ちなみにまったくの余談だが、上記のサックスを購入したのは楽器専門店ではなく、近所の“丸井(マルイ/〇l〇l)”(首都圏を中心にファッションビルなどの商業施設を展開する小売業でルーツは月賦百貨店)であったが、このマルイを地方出身者の大学同級生が皆知らなかったことに驚いたものだ。しかし逆にこれは筆者の井の中の蛙ぶりを示す好例であり、「マルイ、マルイは駅のそば!」とTV・CMで連呼していた当時、首都圏の主要ターミナルには必ず当該の店舗が出店していたので、このチェーン店は全国展開を既に終えていると勘違いしていた…。

それはさておき、入学早々に(無収入の学生でもクレジット購入が可能であった)“丸井”で分割購入したのは、後から(アルバイトなどで)働いて稼いで月々返済すればよいという安易な考えに基づいた、すなわち衝動買いに近い無謀な行動でもあったのだ…。

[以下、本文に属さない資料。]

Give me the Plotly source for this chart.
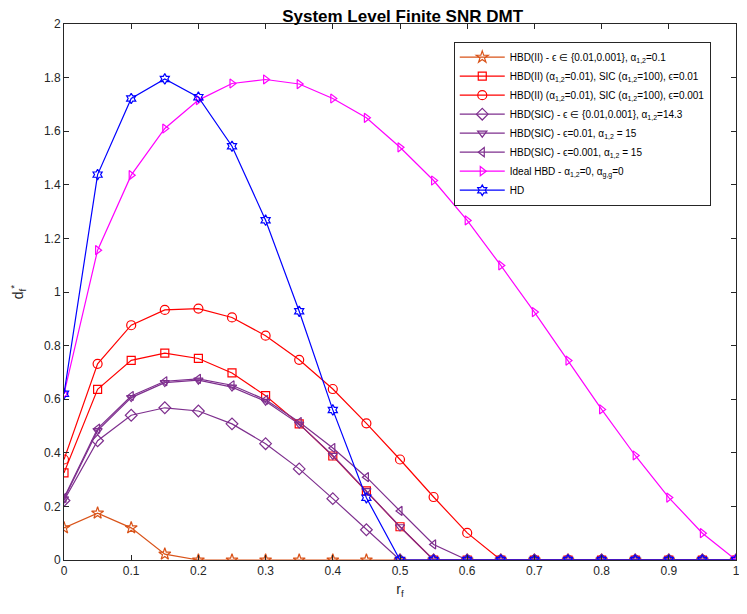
import plotly.graph_objects as go

rf = [0, 0.05, 0.1, 0.15, 0.2, 0.25, 0.3, 0.35, 0.4, 0.45, 0.5,
      0.55, 0.6, 0.65, 0.7, 0.75, 0.8, 0.85, 0.9, 0.95, 1.0]

hbd_ii_eps = [0.12, 0.175, 0.12, 0.022, 0, 0, 0, 0, 0, 0, 0,
              0, 0, 0, 0, 0, 0, 0, 0, 0, 0]
hbd_ii_sic_001 = [0.325, 0.637, 0.745, 0.772, 0.752, 0.698, 0.613, 0.508, 0.388, 0.258, 0.124,
                  0, 0, 0, 0, 0, 0, 0, 0, 0, 0]
hbd_ii_sic_0001 = [0.375, 0.732, 0.876, 0.933, 0.938, 0.905, 0.837, 0.747, 0.638, 0.51, 0.375,
                   0.235, 0.101, 0, 0, 0, 0, 0, 0, 0, 0]
hbd_sic_143 = [0.222, 0.445, 0.54, 0.568, 0.556, 0.508, 0.434, 0.34, 0.229, 0.113, 0,
               0, 0, 0, 0, 0, 0, 0, 0, 0, 0]
hbd_sic_15_001 = [0.228, 0.483, 0.606, 0.662, 0.671, 0.645, 0.592, 0.507, 0.39, 0.259, 0.124,
                  0, 0, 0, 0, 0, 0, 0, 0, 0, 0]
hbd_sic_15_0001 = [0.232, 0.49, 0.612, 0.667, 0.676, 0.652, 0.598, 0.515, 0.418, 0.309, 0.183,
                   0.058, 0, 0, 0, 0, 0, 0, 0, 0, 0]
ideal_hbd = [0.62, 1.156, 1.436, 1.61, 1.716, 1.778, 1.793, 1.776, 1.722, 1.65, 1.54,
             1.416, 1.267, 1.099, 0.925, 0.744, 0.562, 0.39, 0.233, 0.10, 0]
hd = [0.62, 1.438, 1.722, 1.795, 1.727, 1.544, 1.268, 0.928, 0.56, 0.232, 0,
      0, 0, 0, 0, 0, 0, 0, 0, 0, 0]

x_ticks = [0, 0.1, 0.2, 0.3, 0.4, 0.5, 0.6, 0.7, 0.8, 0.9, 1]
x_labels = ["0", "0.1", "0.2", "0.3", "0.4", "0.5", "0.6", "0.7", "0.8", "0.9", "1"]

orange = "#D95319"
red = "#FF0000"
purple = "#7E2F8E"
magenta = "#FF00FF"
blue = "#0000FF"

a12 = "α<sub>1,2</sub>"
series = [
    (hbd_ii_eps, f"HBD(II) - ϵ ∈ {{0.01,0.001}}, {a12}=0.1", orange, "star-open", 9),
    (hbd_ii_sic_001, f"HBD(II) ({a12}=0.01), SIC ({a12}=100), ϵ=0.01", red, "square-open", 8),
    (hbd_ii_sic_0001, f"HBD(II) ({a12}=0.01), SIC ({a12}=100), ϵ=0.001", red, "circle-open", 9),
    (hbd_sic_143, f"HBD(SIC) - ϵ ∈ {{0.01,0.001}}, {a12}=14.3", purple, "diamond-open", 9),
    (hbd_sic_15_001, f"HBD(SIC) - ϵ=0.01, {a12} = 15", purple, "triangle-down-open", 8),
    (hbd_sic_15_0001, f"HBD(SIC) - ϵ=0.001, {a12} = 15", purple, "triangle-left-open", 8),
    (ideal_hbd, f"Ideal HBD - {a12}=0, α<sub>g,g</sub>=0", magenta, "triangle-right-open", 8),
    (hd, "HD", blue, "hexagram-open", 8),
]

fig = go.Figure()
for y, name, color, symbol, size in series:
    fig.add_trace(go.Scatter(
        x=rf, y=y, name=name, mode="lines+markers",
        line=dict(color=color, width=1.2),
        marker=dict(symbol=symbol, size=size, color=color, line=dict(width=1.2, color=color)),
    ))

# page body has an 8px margin, so the figure is drawn 8px smaller and the margins shifted
fig.update_layout(
    width=739, height=606,
    margin=dict(l=56, r=7, t=16, b=54),
    paper_bgcolor="white", plot_bgcolor="white",
    font=dict(family="Liberation Sans, Arial, sans-serif", size=12, color="#262626"),
    title=dict(text="<b>System Level Finite SNR DMT</b>", x=0.534, xanchor="center",
               y=0.986, yanchor="middle", font=dict(size=17, color="black")),
    legend=dict(x=0.58, y=0.967, xanchor="left", yanchor="top",
                bgcolor="white", bordercolor="#262626", borderwidth=1,
                font=dict(size=10, color="black"), tracegroupgap=0, itemwidth=45),
    showlegend=True,
)
fig.update_xaxes(range=[0, 1], tickvals=x_ticks, ticktext=x_labels, showline=True,
                 mirror="ticks", linecolor="#262626", linewidth=1, ticks="inside", ticklen=5,
                 tickcolor="#262626", showgrid=False, zeroline=False,
                 title=dict(text="r<sub>f</sub>", standoff=6))
fig.update_yaxes(range=[0, 2], dtick=0.2, showline=True, mirror="ticks", linecolor="#262626",
                 linewidth=1, ticks="inside", ticklen=5, tickcolor="#262626", showgrid=False,
                 zeroline=False, title=dict(text="d<sub>f</sub><sup>*</sup>", standoff=18))

fig.write_html("out.html")
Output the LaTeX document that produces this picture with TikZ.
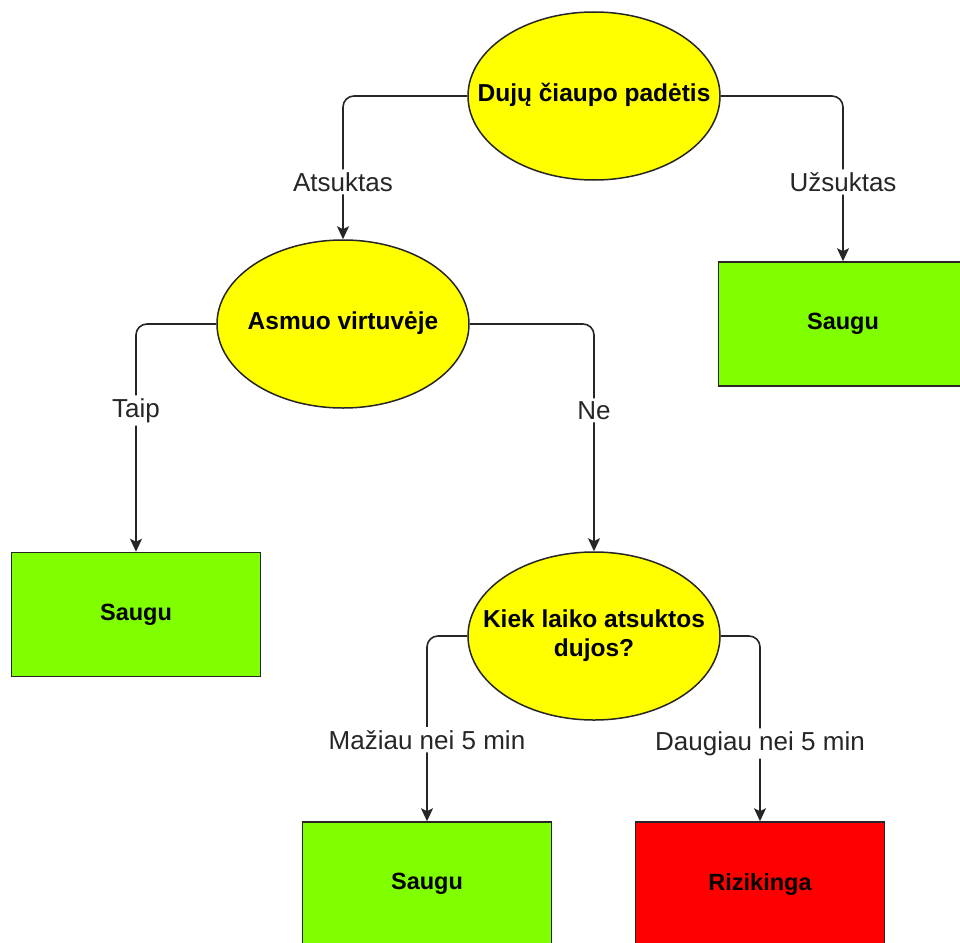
\documentclass[tikz,border=0pt]{standalone}
\usepackage{fontspec}
\setmainfont{Liberation Sans}
\usetikzlibrary{arrows.meta,shapes.geometric}
\definecolor{qyellow}{HTML}{FFFF00}
\definecolor{safegreen}{HTML}{80FF00}
\definecolor{riskred}{HTML}{FF0000}
% zero-width centred text block, so the ellipse keeps its fixed size
\newcommand\ellipsetext[1]{\makebox[0pt]{\begin{tabular}{@{}c@{}}#1\end{tabular}}}
\begin{document}
\begin{tikzpicture}[x=1pt,y=-1pt,
  question/.style={ellipse, draw=black!85, line width=1.5pt, fill=qyellow,
    minimum width=252pt, minimum height=168pt, inner sep=0pt,
    font=\bfseries\fontsize{24.5}{29}\selectfont},
  outcome/.style={rectangle, draw=black!85, line width=1.5pt,
    minimum width=249pt, minimum height=124pt, inner sep=0pt,
    font=\bfseries\fontsize{23.5}{28}\selectfont},
  conn/.style={draw=black!85, line width=1.6pt, rounded corners=11pt,
    -{Stealth[length=13pt,width=12pt,inset=3pt]}},
  lbl/.style={fill=white, inner sep=3pt, text=black!85,
    font=\fontsize{26}{30}\selectfont}
]
\clip (0,0) rectangle (960,942);
\fill[white] (0,0) rectangle (960,942);

% decision nodes
\node[question] (q1) at (594,96) {\ellipsetext{Dujų čiaupo padėtis}};
\node[question] (q2) at (343,324) {\ellipsetext{Asmuo virtuvėje}};
\node[question] (q3) at (594,636) {\ellipsetext{Kiek laiko atsuktos\\dujos?}};

% outcomes
\node[outcome, fill=safegreen] (s1) at (136,614.5) {Saugu};
\node[outcome, fill=safegreen] (s2) at (843,324) {Saugu};
\node[outcome, fill=safegreen] (s3) at (427,884) {Saugu};
\node[outcome, fill=riskred] (r1) at (760,884) {Rizikinga};

% branches
\draw[conn] (q1.west) -| node[lbl, pos=0.80] {Atsuktas} (q2.north);
\draw[conn] (q1.east) -| node[lbl, pos=0.76] {Užsuktas} (s2.north);
\draw[conn] (q2.west) -| node[lbl, pos=0.69] {Taip} (s1.north);
\draw[conn] (q2.east) -| node[lbl, pos=0.69] {Ne} (q3.north);
\draw[conn] (q3.west) -| node[lbl, pos=0.78] {Mažiau nei 5 min} (s3.north);
\draw[conn] (q3.east) -| node[lbl, pos=0.79] {Daugiau nei 5 min} (r1.north);
\end{tikzpicture}
\end{document}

これは、月々〇○円の支払いでこんなに高いものが簡単に手に入るという、あの“魔の手”に易々を乗っかってしまったとも云えるのだった(笑)。

 

さて音楽の話に戻すと、この頃、全般的にジャズ好きの度合いが高いとは云え、聞く方はジャズ系の音楽だけではなく洋楽系のポップス全般を好みの対象としていた様にも思えるし、その点ではラジオ(FM)で聴く音楽番組に関しても、『クロスオーバー・イレブン』や『サウンド・オブ・ポップス』、そしてスタッフの『いとしの貴方』がテーマ・ソングだった『軽音楽をあなたに』等、幅広い音楽番組をチョイスしていたが、未だに単体ラジオを利用していた筆者は、いよいよ、どうしてもエア・チェック用にチューナーとカセットデッキが必要だと痛感しており、多少、懐具合が改善される目途が立ってきた大学1年生も中盤以降に差し掛かった頃には、具体的な購入の検討を開始の末、先ずはカセットデッキに日立(Lo-D)の D-90s ¥79,800円(1979年発売)を購入したのだった。